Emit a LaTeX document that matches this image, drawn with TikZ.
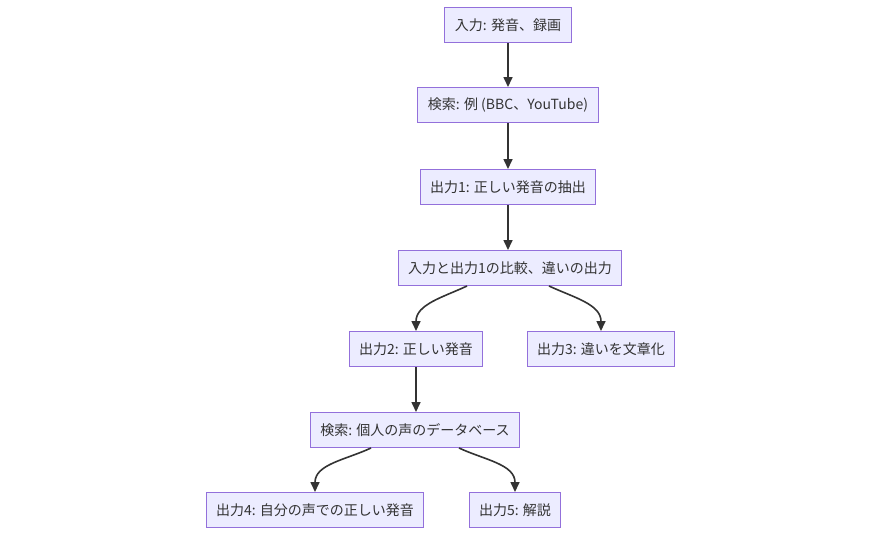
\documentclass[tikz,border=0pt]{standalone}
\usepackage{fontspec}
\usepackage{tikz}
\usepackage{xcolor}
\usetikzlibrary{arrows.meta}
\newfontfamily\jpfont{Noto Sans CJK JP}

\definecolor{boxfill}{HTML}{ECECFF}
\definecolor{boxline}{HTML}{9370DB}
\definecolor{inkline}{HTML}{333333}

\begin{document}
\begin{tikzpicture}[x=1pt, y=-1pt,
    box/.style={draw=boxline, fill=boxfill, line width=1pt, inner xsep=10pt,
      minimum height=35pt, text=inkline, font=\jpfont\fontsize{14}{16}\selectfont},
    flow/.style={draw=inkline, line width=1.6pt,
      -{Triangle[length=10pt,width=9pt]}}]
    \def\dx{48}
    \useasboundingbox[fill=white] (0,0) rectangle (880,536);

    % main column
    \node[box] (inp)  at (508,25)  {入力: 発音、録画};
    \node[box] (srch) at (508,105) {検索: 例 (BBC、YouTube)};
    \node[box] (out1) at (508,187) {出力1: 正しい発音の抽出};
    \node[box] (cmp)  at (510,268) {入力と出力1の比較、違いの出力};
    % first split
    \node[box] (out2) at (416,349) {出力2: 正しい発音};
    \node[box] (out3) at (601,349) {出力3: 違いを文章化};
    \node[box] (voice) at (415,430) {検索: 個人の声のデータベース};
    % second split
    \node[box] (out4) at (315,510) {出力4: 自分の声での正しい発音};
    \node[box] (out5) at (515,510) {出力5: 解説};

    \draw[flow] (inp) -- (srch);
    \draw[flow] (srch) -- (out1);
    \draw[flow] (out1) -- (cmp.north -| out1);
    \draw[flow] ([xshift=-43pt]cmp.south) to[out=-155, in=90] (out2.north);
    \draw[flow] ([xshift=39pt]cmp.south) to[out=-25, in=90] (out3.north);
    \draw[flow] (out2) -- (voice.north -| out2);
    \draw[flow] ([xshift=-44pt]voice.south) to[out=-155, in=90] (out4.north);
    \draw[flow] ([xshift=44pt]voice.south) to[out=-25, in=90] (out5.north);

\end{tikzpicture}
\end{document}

- _EXERCISE INSTRUCTIONS_: Reproduce all of the data exactly, omitting each picture it holds.

- _RESPONSE TO THE TASK_:
Emit a LaTeX document that matches this image, drawn with TikZ.
\documentclass[tikz,border=0pt]{standalone}
\usepackage{fontspec}
\usepackage{tikz}
\usepackage{xcolor}
\usetikzlibrary{arrows.meta}
\newfontfamily\jpfont{Noto Sans CJK JP}

\definecolor{boxfill}{HTML}{ECECFF}
\definecolor{boxline}{HTML}{9370DB}
\definecolor{inkline}{HTML}{333333}

\begin{document}
\begin{tikzpicture}[x=1pt, y=-1pt,
    box/.style={draw=boxline, fill=boxfill, line width=1pt, inner xsep=10pt,
      minimum height=35pt, text=inkline, font=\jpfont\fontsize{14}{16}\selectfont},
    flow/.style={draw=inkline, line width=1.6pt,
      -{Triangle[length=10pt,width=9pt]}}]
    \def\dx{48}
    \useasboundingbox[fill=white] (0,0) rectangle (880,536);

    % main column
    \node[box] (inp)  at (508,25)  {入力: 発音、録画};
    \node[box] (srch) at (508,105) {検索: 例 (BBC、YouTube)};
    \node[box] (out1) at (508,187) {出力1: 正しい発音の抽出};
    \node[box] (cmp)  at (510,268) {入力と出力1の比較、違いの出力};
    % first split
    \node[box] (out2) at (416,349) {出力2: 正しい発音};
    \node[box] (out3) at (601,349) {出力3: 違いを文章化};
    \node[box] (voice) at (415,430) {検索: 個人の声のデータベース};
    % second split
    \node[box] (out4) at (315,510) {出力4: 自分の声での正しい発音};
    \node[box] (out5) at (515,510) {出力5: 解説};

    \draw[flow] (inp) -- (srch);
    \draw[flow] (srch) -- (out1);
    \draw[flow] (out1) -- (cmp.north -| out1);
    \draw[flow] ([xshift=-43pt]cmp.south) to[out=-155, in=90] (out2.north);
    \draw[flow] ([xshift=39pt]cmp.south) to[out=-25, in=90] (out3.north);
    \draw[flow] (out2) -- (voice.north -| out2);
    \draw[flow] ([xshift=-44pt]voice.south) to[out=-155, in=90] (out4.north);
    \draw[flow] ([xshift=44pt]voice.south) to[out=-25, in=90] (out5.north);

\end{tikzpicture}
\end{document}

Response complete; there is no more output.